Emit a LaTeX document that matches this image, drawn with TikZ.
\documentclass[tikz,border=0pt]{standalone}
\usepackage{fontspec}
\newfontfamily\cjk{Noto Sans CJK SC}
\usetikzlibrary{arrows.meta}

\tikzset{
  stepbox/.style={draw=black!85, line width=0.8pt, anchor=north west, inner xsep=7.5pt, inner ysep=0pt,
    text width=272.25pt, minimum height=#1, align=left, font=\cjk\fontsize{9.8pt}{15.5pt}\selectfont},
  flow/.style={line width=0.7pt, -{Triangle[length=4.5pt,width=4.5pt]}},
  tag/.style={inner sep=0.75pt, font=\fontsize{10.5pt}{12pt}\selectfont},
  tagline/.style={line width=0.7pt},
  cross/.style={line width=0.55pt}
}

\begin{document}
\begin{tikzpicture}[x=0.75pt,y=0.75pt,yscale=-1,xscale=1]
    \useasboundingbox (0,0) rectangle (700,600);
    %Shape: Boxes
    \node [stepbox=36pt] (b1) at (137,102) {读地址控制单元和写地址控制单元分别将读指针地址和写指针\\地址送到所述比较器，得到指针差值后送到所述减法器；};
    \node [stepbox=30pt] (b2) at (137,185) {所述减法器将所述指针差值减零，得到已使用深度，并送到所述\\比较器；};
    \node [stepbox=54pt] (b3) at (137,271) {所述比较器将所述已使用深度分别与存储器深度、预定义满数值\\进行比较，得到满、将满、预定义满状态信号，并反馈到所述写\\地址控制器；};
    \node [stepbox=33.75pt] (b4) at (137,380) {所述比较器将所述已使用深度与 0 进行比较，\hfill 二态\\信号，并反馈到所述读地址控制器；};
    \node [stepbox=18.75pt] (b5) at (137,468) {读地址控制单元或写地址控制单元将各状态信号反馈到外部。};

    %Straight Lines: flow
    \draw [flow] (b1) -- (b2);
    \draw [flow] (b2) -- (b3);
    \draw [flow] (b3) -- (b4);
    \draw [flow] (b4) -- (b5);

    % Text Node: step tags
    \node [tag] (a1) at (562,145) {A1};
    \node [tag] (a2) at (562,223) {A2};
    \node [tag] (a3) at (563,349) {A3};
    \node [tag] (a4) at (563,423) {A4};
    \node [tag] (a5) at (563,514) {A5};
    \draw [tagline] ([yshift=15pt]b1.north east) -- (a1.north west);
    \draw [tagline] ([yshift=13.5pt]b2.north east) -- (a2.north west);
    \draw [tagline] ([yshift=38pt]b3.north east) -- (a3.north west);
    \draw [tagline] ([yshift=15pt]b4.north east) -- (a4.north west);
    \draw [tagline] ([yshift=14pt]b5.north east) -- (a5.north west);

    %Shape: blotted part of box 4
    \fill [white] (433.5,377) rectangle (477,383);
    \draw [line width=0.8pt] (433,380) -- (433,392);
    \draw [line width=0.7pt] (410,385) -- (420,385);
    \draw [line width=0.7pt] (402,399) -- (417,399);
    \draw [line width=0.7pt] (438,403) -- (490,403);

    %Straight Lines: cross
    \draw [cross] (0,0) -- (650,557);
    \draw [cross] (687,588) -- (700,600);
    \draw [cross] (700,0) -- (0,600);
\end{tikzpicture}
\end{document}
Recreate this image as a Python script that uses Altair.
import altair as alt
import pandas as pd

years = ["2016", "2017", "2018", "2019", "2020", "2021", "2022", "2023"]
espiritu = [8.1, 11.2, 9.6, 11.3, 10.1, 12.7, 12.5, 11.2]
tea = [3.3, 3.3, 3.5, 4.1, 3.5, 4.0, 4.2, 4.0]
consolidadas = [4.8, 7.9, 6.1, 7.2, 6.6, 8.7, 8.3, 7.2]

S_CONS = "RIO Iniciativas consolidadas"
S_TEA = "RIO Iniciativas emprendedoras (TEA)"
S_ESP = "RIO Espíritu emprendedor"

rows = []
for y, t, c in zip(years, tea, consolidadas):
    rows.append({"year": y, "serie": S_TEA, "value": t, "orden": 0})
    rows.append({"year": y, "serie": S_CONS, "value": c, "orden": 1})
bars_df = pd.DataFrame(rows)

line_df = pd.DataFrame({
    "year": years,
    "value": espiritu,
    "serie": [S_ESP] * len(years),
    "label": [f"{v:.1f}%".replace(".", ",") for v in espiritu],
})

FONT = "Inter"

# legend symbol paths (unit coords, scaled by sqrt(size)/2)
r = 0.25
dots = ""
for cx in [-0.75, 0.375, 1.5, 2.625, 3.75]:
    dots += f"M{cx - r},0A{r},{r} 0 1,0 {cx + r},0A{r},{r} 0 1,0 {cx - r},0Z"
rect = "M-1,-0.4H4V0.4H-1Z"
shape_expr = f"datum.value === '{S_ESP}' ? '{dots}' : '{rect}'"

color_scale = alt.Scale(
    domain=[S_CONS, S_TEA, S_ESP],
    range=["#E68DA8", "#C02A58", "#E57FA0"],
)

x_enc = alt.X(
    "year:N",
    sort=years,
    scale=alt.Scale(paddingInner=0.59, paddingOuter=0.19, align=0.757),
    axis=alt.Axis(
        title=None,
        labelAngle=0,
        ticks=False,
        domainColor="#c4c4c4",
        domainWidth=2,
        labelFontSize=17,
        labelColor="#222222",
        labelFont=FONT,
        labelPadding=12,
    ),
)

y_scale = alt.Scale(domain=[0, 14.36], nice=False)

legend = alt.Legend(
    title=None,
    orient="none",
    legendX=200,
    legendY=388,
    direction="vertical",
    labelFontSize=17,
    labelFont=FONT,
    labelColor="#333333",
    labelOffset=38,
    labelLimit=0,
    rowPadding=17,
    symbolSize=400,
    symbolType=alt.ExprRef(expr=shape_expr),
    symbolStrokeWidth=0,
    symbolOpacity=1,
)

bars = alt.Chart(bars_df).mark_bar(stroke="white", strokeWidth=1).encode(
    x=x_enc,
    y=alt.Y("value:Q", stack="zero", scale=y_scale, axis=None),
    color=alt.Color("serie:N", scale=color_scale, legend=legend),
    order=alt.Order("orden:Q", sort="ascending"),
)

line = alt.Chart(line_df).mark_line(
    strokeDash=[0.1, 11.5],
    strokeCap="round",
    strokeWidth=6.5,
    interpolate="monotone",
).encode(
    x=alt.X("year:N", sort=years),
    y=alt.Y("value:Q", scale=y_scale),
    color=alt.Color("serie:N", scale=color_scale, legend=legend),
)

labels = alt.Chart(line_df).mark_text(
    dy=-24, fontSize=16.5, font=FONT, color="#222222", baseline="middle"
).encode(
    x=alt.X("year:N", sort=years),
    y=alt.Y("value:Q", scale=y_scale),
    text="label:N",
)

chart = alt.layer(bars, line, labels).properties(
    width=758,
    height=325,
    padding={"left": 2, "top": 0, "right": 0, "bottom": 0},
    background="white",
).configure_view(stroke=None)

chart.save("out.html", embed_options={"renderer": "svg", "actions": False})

» **REQUIRED TASK**
Every entry must be quoted exactly as it appears above.

» **WRITTEN ANSWER**
Emit a LaTeX document that matches this image, drawn with TikZ.
\documentclass[tikz,border=0pt]{standalone}
\usepackage{fontspec}
\newfontfamily\cjk{Noto Sans CJK SC}
\usetikzlibrary{arrows.meta}

\tikzset{
  stepbox/.style={draw=black!85, line width=0.8pt, anchor=north west, inner xsep=7.5pt, inner ysep=0pt,
    text width=272.25pt, minimum height=#1, align=left, font=\cjk\fontsize{9.8pt}{15.5pt}\selectfont},
  flow/.style={line width=0.7pt, -{Triangle[length=4.5pt,width=4.5pt]}},
  tag/.style={inner sep=0.75pt, font=\fontsize{10.5pt}{12pt}\selectfont},
  tagline/.style={line width=0.7pt},
  cross/.style={line width=0.55pt}
}

\begin{document}
\begin{tikzpicture}[x=0.75pt,y=0.75pt,yscale=-1,xscale=1]
    \useasboundingbox (0,0) rectangle (700,600);
    %Shape: Boxes
    \node [stepbox=36pt] (b1) at (137,102) {读地址控制单元和写地址控制单元分别将读指针地址和写指针\\地址送到所述比较器，得到指针差值后送到所述减法器；};
    \node [stepbox=30pt] (b2) at (137,185) {所述减法器将所述指针差值减零，得到已使用深度，并送到所述\\比较器；};
    \node [stepbox=54pt] (b3) at (137,271) {所述比较器将所述已使用深度分别与存储器深度、预定义满数值\\进行比较，得到满、将满、预定义满状态信号，并反馈到所述写\\地址控制器；};
    \node [stepbox=33.75pt] (b4) at (137,380) {所述比较器将所述已使用深度与 0 进行比较，\hfill 二态\\信号，并反馈到所述读地址控制器；};
    \node [stepbox=18.75pt] (b5) at (137,468) {读地址控制单元或写地址控制单元将各状态信号反馈到外部。};

    %Straight Lines: flow
    \draw [flow] (b1) -- (b2);
    \draw [flow] (b2) -- (b3);
    \draw [flow] (b3) -- (b4);
    \draw [flow] (b4) -- (b5);

    % Text Node: step tags
    \node [tag] (a1) at (562,145) {A1};
    \node [tag] (a2) at (562,223) {A2};
    \node [tag] (a3) at (563,349) {A3};
    \node [tag] (a4) at (563,423) {A4};
    \node [tag] (a5) at (563,514) {A5};
    \draw [tagline] ([yshift=15pt]b1.north east) -- (a1.north west);
    \draw [tagline] ([yshift=13.5pt]b2.north east) -- (a2.north west);
    \draw [tagline] ([yshift=38pt]b3.north east) -- (a3.north west);
    \draw [tagline] ([yshift=15pt]b4.north east) -- (a4.north west);
    \draw [tagline] ([yshift=14pt]b5.north east) -- (a5.north west);

    %Shape: blotted part of box 4
    \fill [white] (433.5,377) rectangle (477,383);
    \draw [line width=0.8pt] (433,380) -- (433,392);
    \draw [line width=0.7pt] (410,385) -- (420,385);
    \draw [line width=0.7pt] (402,399) -- (417,399);
    \draw [line width=0.7pt] (438,403) -- (490,403);

    %Straight Lines: cross
    \draw [cross] (0,0) -- (650,557);
    \draw [cross] (687,588) -- (700,600);
    \draw [cross] (700,0) -- (0,600);
\end{tikzpicture}
\end{document}
Recreate this image as a Python script that uses Altair.
import altair as alt
import pandas as pd

years = ["2016", "2017", "2018", "2019", "2020", "2021", "2022", "2023"]
espiritu = [8.1, 11.2, 9.6, 11.3, 10.1, 12.7, 12.5, 11.2]
tea = [3.3, 3.3, 3.5, 4.1, 3.5, 4.0, 4.2, 4.0]
consolidadas = [4.8, 7.9, 6.1, 7.2, 6.6, 8.7, 8.3, 7.2]

S_CONS = "RIO Iniciativas consolidadas"
S_TEA = "RIO Iniciativas emprendedoras (TEA)"
S_ESP = "RIO Espíritu emprendedor"

rows = []
for y, t, c in zip(years, tea, consolidadas):
    rows.append({"year": y, "serie": S_TEA, "value": t, "orden": 0})
    rows.append({"year": y, "serie": S_CONS, "value": c, "orden": 1})
bars_df = pd.DataFrame(rows)

line_df = pd.DataFrame({
    "year": years,
    "value": espiritu,
    "serie": [S_ESP] * len(years),
    "label": [f"{v:.1f}%".replace(".", ",") for v in espiritu],
})

FONT = "Inter"

# legend symbol paths (unit coords, scaled by sqrt(size)/2)
r = 0.25
dots = ""
for cx in [-0.75, 0.375, 1.5, 2.625, 3.75]:
    dots += f"M{cx - r},0A{r},{r} 0 1,0 {cx + r},0A{r},{r} 0 1,0 {cx - r},0Z"
rect = "M-1,-0.4H4V0.4H-1Z"
shape_expr = f"datum.value === '{S_ESP}' ? '{dots}' : '{rect}'"

color_scale = alt.Scale(
    domain=[S_CONS, S_TEA, S_ESP],
    range=["#E68DA8", "#C02A58", "#E57FA0"],
)

x_enc = alt.X(
    "year:N",
    sort=years,
    scale=alt.Scale(paddingInner=0.59, paddingOuter=0.19, align=0.757),
    axis=alt.Axis(
        title=None,
        labelAngle=0,
        ticks=False,
        domainColor="#c4c4c4",
        domainWidth=2,
        labelFontSize=17,
        labelColor="#222222",
        labelFont=FONT,
        labelPadding=12,
    ),
)

y_scale = alt.Scale(domain=[0, 14.36], nice=False)

legend = alt.Legend(
    title=None,
    orient="none",
    legendX=200,
    legendY=388,
    direction="vertical",
    labelFontSize=17,
    labelFont=FONT,
    labelColor="#333333",
    labelOffset=38,
    labelLimit=0,
    rowPadding=17,
    symbolSize=400,
    symbolType=alt.ExprRef(expr=shape_expr),
    symbolStrokeWidth=0,
    symbolOpacity=1,
)

bars = alt.Chart(bars_df).mark_bar(stroke="white", strokeWidth=1).encode(
    x=x_enc,
    y=alt.Y("value:Q", stack="zero", scale=y_scale, axis=None),
    color=alt.Color("serie:N", scale=color_scale, legend=legend),
    order=alt.Order("orden:Q", sort="ascending"),
)

line = alt.Chart(line_df).mark_line(
    strokeDash=[0.1, 11.5],
    strokeCap="round",
    strokeWidth=6.5,
    interpolate="monotone",
).encode(
    x=alt.X("year:N", sort=years),
    y=alt.Y("value:Q", scale=y_scale),
    color=alt.Color("serie:N", scale=color_scale, legend=legend),
)

labels = alt.Chart(line_df).mark_text(
    dy=-24, fontSize=16.5, font=FONT, color="#222222", baseline="middle"
).encode(
    x=alt.X("year:N", sort=years),
    y=alt.Y("value:Q", scale=y_scale),
    text="label:N",
)

chart = alt.layer(bars, line, labels).properties(
    width=758,
    height=325,
    padding={"left": 2, "top": 0, "right": 0, "bottom": 0},
    background="white",
).configure_view(stroke=None)

chart.save("out.html", embed_options={"renderer": "svg", "actions": False})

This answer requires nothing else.